I’ve been thinking about my grandmothers a lot since the funeral. About my dad, my mother. About complex love.

Report Card

The expectations I made for myself at the start of the year was as follows:

  • One completed game design a month.
  • One t-shirt design a month.
  • Daily blog posts, with weekly entries for:
    • a Magic The Gathering article
    • a Game Pile article
    • a Story Pile article
  • A video a month

Completed game design? Yep. Done that. Some of them have had to be quietly choked out, and some of them didn’t get launched, but that wasn’t the design being incomplete.

T-shirts? Overachived there.

Daily blog posts? Well, yeah. There you go, a grand 365 day black calendar.

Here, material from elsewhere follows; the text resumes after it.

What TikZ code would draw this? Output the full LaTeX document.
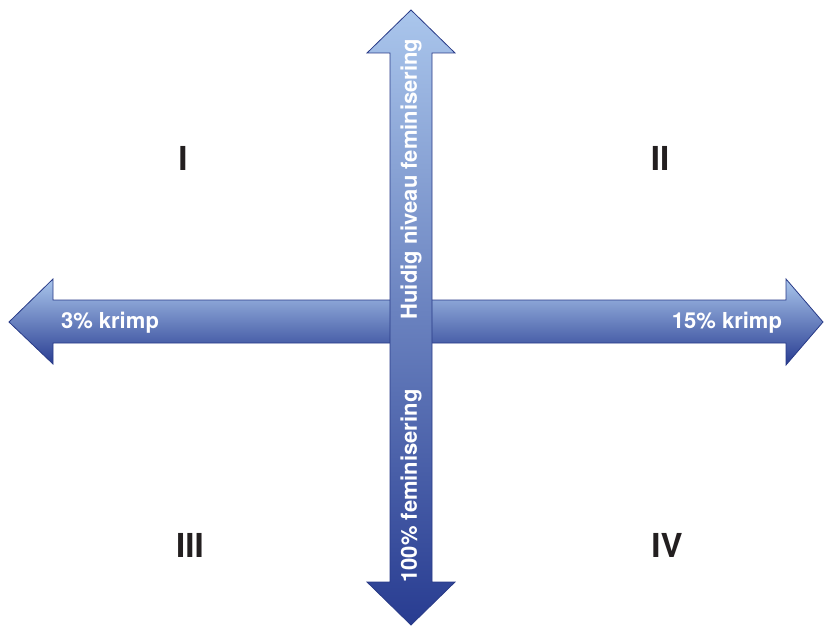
\documentclass[tikz,border=0pt]{standalone}
\usepackage{fontspec}
\setmainfont{TeX Gyre Heros}
\definecolor{arrowlight}{RGB}{170,198,236}
\definecolor{arrowdark}{RGB}{40,60,145}
\definecolor{arrowedge}{RGB}{40,58,135}
\definecolor{numeral}{RGB}{35,31,32}
\tikzset{
  axisarrow/.style={draw=arrowedge, line width=0.8pt, line join=miter,
    top color=arrowlight, bottom color=arrowdark},
  axislabel/.style={text=white, font=\bfseries\fontsize{22}{25}\selectfont, inner sep=0pt},
  quadrant/.style={text=numeral, font=\bfseries\fontsize{33}{36}\selectfont, inner sep=0pt}
}
\begin{document}
\begin{tikzpicture}[x=1pt,y=-1pt]
\useasboundingbox (0,0) rectangle (825,626);
% horizontal double arrow
\path[axisarrow] (9,322) -- (53,279) -- (53,300) -- (786,300) -- (786,279)
  -- (823,322) -- (786,365) -- (786,343) -- (53,343) -- (53,364) -- cycle;
% vertical double arrow, drawn over the horizontal one
\path[axisarrow] (411,10) -- (455,53) -- (432,53) -- (432,582) -- (455,582)
  -- (411,625) -- (367,582) -- (390,582) -- (390,53) -- (367,53) -- cycle;
% axis labels
\node[axislabel] (left) at (110,323) {3\% krimp};
\node[axislabel] (right) at (727,323) {15\% krimp};
\node[axislabel, rotate=90] (up) at (411,179) {Huidig niveau feminisering};
\node[axislabel, rotate=90] (down) at (411,486) {100\% feminisering};
% quadrant numerals
\node[quadrant] (q1) at (183,158) {I};
\node[quadrant] (q2) at (660,158) {II};
\node[quadrant] (q3) at (190,545) {III};
\node[quadrant] (q4) at (667,545) {IV};
\end{tikzpicture}
\end{document}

A video a month? I set out to do it and I did it. I tried a bunch of different ways to do it, too. And I have some thoughts on that, too, but we’ll go more in depth in the future. I also wrote a light novel with a friend, Moon Light Moon Knight, which was enormously fun to do. Caelyn’s a narrative designer, so we got to have conversations about themes and structure and the invisible ink of how we designed the very structure of the book.

2018 has been a lot of work. I have achieved a lot of things. It might actually be one of my most productive years of my life ever. LFG has been a proof of just how excellently a single game with a small space can succeed, even if it has also highlighted a bunch of disappointments.

I’m honestly kind of worried about 2019. Like, what more could I have done this year? Will I have the time? Will I be able to?

Still, this year, I have made tools for making things. I have gotten better at getting better. And I am going to keep going, keep lifting, keep carrying, and I will keep making, as long as making makes me happy.

As for what, well, we’ll talk about that next year.